What doesn't help is that most of the people who answer are almost making up their own answer. The only way to be somewhat sure of finding your answer is to do the work and check multiple references, and only pay attention to answers from others who give information that isn't filtered by their own version of sensibility. Peoples' answers make sense to themselves, but they cloud the issue unless they look seriously for the answer rather than coming up with what sounds good or giving nothing more than an opinion.
The lady whose son has dwarfism but is normally proportioned has one of the few good answers, and the majority should be ignored.
By her answer you can assume that the terms dwarf and midget are not exact, and to debate that each refers only to one sort of body type is not 100% accurate
Therefore, any debate about these terms cannot have a true, clear outcome, other than one side insisting their opinion is correct, which is not debate and serves nothing since debate needs clear subject matter. Without that, a debate can't actually be "won". In the context of this thread, the only broadly accurate thing I see that could be said about the two terms is that there is a generalized usage of the two terms, but that they are not specific terms with an absolutely clear usage.

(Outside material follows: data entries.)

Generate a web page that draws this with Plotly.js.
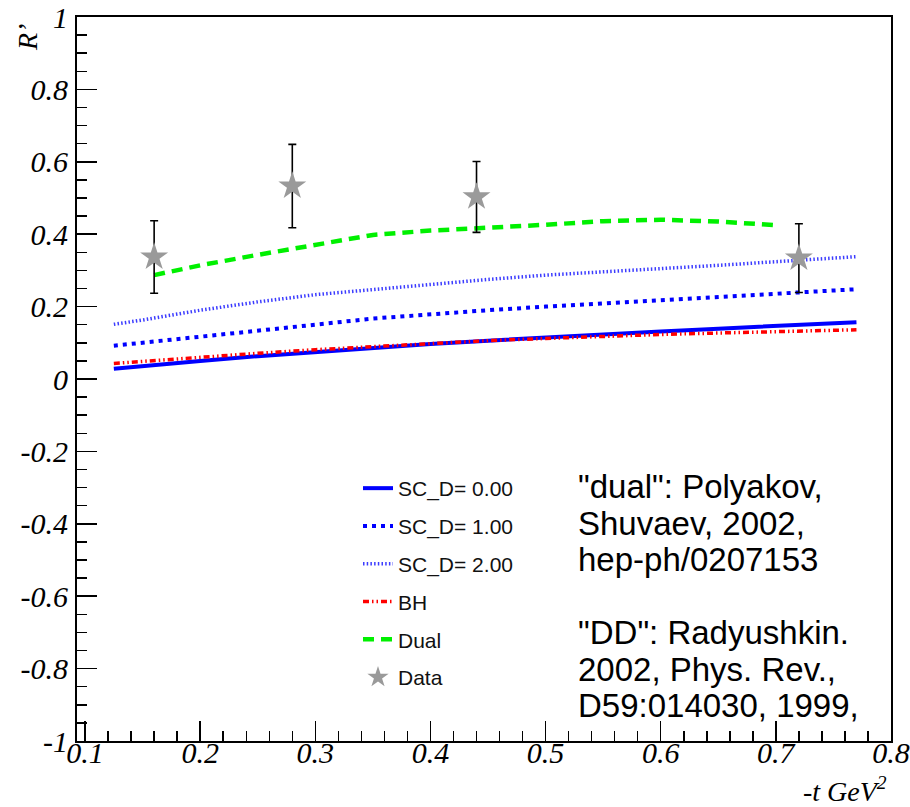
<!DOCTYPE html>
<html>
<head>
<meta charset="utf-8">
<script src="https://cdn.plot.ly/plotly-3.0.1.min.js"></script>
<style>html,body{margin:0;padding:0;background:#fff;}#chart{width:910px;height:807px;}</style>
</head>
<body>
<div id="chart"></div>
<script>
// -t values for the model curves
const tModel = [0.125, 0.15, 0.2, 0.25, 0.3, 0.35, 0.4, 0.45, 0.5, 0.55, 0.6, 0.65, 0.7, 0.77];
const sc0 = [0.028, 0.036, 0.050, 0.063, 0.075, 0.087, 0.097, 0.106, 0.115, 0.123, 0.131, 0.139, 0.146, 0.157];
const sc1 = [0.092, 0.100, 0.116, 0.132, 0.150, 0.167, 0.179, 0.190, 0.200, 0.209, 0.217, 0.226, 0.235, 0.248];
const sc2 = [0.151, 0.163, 0.190, 0.213, 0.233, 0.247, 0.262, 0.275, 0.287, 0.297, 0.305, 0.314, 0.324, 0.338];
const bh  = [0.043, 0.049, 0.060, 0.071, 0.081, 0.090, 0.099, 0.106, 0.112, 0.118, 0.123, 0.127, 0.131, 0.136];
// Dual model
const tDual = [0.16, 0.2, 0.25, 0.3, 0.35, 0.4, 0.45, 0.5, 0.55, 0.6, 0.65, 0.7];
const dual  = [0.287, 0.314, 0.343, 0.371, 0.398, 0.410, 0.417, 0.426, 0.436, 0.440, 0.435, 0.425];
// Data
const tData = [0.16, 0.28, 0.44, 0.72];
const rData = [0.337, 0.533, 0.503, 0.334];
const eData = [0.100, 0.115, 0.098, 0.095];
// Tick labels
const xTickVals = [0.1, 0.2, 0.3, 0.4, 0.5, 0.6, 0.7, 0.8];
const xTickText = ["0.1", "0.2", "0.3", "0.4", "0.5", "0.6", "0.7", "0.8"];
const yTickVals = [-1, -0.8, -0.6, -0.4, -0.2, 0, 0.2, 0.4, 0.6, 0.8, 1];
const yTickText = ["-1", "-0.8", "-0.6", "-0.4", "-0.2", "0", "0.2", "0.4", "0.6", "0.8", "1"];
const noteLines = ['"dual": Polyakov,', 'Shuvaev, 2002,', 'hep-ph/0207153', '', '"DD": Radyushkin.', '2002, Phys. Rev.,', 'D59:014030, 1999,'];

const serif = "'Liberation Serif', 'Times New Roman', serif";
const sans = "'Liberation Sans', Arial, sans-serif";

const traces = [
  {x: tModel, y: sc0, name: 'SC_D= 0.00', mode: 'lines', legendgroup: 'a',
   line: {color: '#0000ff', width: 4, dash: 'solid'}},
  {x: tModel, y: sc1, name: 'SC_D= 1.00', mode: 'lines', legendgroup: 'b',
   line: {color: '#0000ff', width: 4, dash: '4px,5px'}},
  {x: tModel, y: sc2, name: 'SC_D= 2.00', mode: 'lines', legendgroup: 'c',
   line: {color: '#3c3cff', width: 3.5, dash: '1.5px,2.2px'}},
  {x: tModel, y: bh, name: 'BH', mode: 'lines', legendgroup: 'd',
   line: {color: '#ff0000', width: 3.5, dash: '6px,3px,1.5px,3px,1.5px,3px'}},
  {x: tDual, y: dual, name: 'Dual', mode: 'lines', legendgroup: 'e',
   line: {color: '#00f000', width: 4.5, dash: '11px,7px'}},
  {x: tData, y: rData, name: 'Data', mode: 'markers', legendgroup: 'f',
   marker: {symbol: 'star', size: 21, color: '#9a9a9a', line: {width: 0}},
   error_y: {type: 'data', array: eData, visible: true, color: '#000', thickness: 1.6, width: 4}}
];

const px2x = p => (p - 77) / 814;
const px2y = p => (741 - p) / 724;

const annotations = noteLines.map((s, i) => ({
  text: s, xref: 'paper', yref: 'paper', x: px2x(576), y: px2y(487 + 36.4 * i),
  xanchor: 'left', yanchor: 'middle', showarrow: false,
  font: {family: sans, size: 33, color: '#000'}
}));
annotations.push({
  text: 'R’', xref: 'paper', yref: 'paper', x: px2x(27), y: px2y(38), textangle: -90,
  xanchor: 'center', yanchor: 'middle', showarrow: false,
  font: {family: serif, size: 28, style: 'italic', color: '#000'}
});
annotations.push({
  text: '-t GeV<sup>2</sup>', xref: 'paper', yref: 'paper', x: px2x(889), y: px2y(790),
  xanchor: 'right', yanchor: 'middle', showarrow: false,
  font: {family: serif, size: 28, style: 'italic', color: '#000'}
});

const tickFont = {family: serif, size: 30, style: 'italic', color: '#000'};

const layout = {
  width: 910, height: 807,
  margin: {l: 77, r: 19, t: 17, b: 66},
  paper_bgcolor: '#fff', plot_bgcolor: '#fff',
  showlegend: true,
  legend: {x: px2x(358), y: px2y(468), xanchor: 'left', yanchor: 'top',
           bgcolor: 'rgba(0,0,0,0)', borderwidth: 0, tracegroupgap: 7.5,
           font: {family: sans, size: 21, color: '#111'}},
  xaxis: {range: [0.093, 0.8], tickvals: xTickVals, ticktext: xTickText,
          ticks: 'inside', ticklen: 20, tickwidth: 1.5, tickcolor: '#000',
          minor: {dtick: 0.02, tick0: 0, ticks: 'inside', ticklen: 10, tickwidth: 1.5, tickcolor: '#000', showgrid: false},
          showgrid: false, zeroline: false, showline: true, mirror: true, linecolor: '#000', linewidth: 2,
          tickfont: tickFont, ticklabelstandoff: -16},
  yaxis: {range: [-1, 1], tickvals: yTickVals, ticktext: yTickText,
          ticks: 'inside', ticklen: 20, tickwidth: 1.5, tickcolor: '#000',
          minor: {dtick: 0.05, tick0: 0, ticks: 'inside', ticklen: 10, tickwidth: 1.5, tickcolor: '#000', showgrid: false},
          showgrid: false, zeroline: false, showline: true, mirror: true, linecolor: '#000', linewidth: 2,
          tickfont: tickFont, ticklabelstandoff: 1},
  annotations: annotations
};

Plotly.newPlot('chart', traces, layout, {displayModeBar: false, staticPlot: true});
</script>
</body>
</html>
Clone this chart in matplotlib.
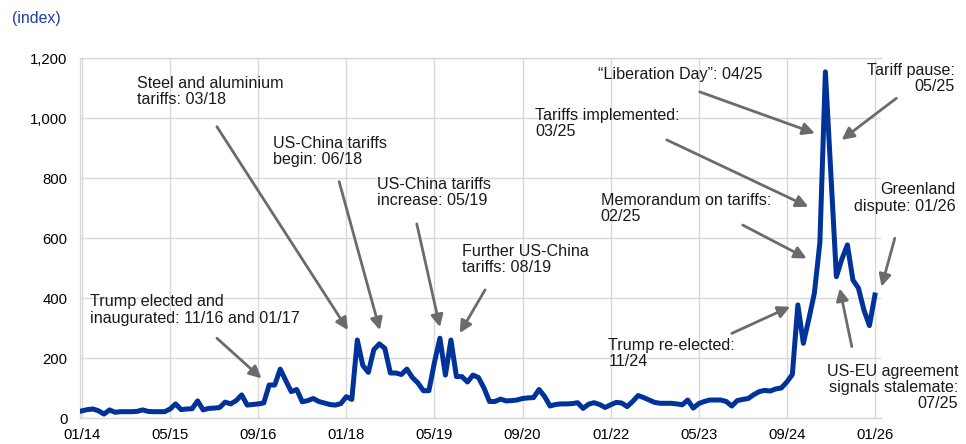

Finally, to throw in with the off-topic debate: It is never true that there is no gravity in space. The condition of an astronaut in space is called free-fall, or weightlessness. The most accurate term is microgravity, to my understanding and that of another poster. If there were no gravity in space, it is likely all the other classical forces of nature could not exist, either, and matter itself would not exist as we know it. Gravity affects all matter.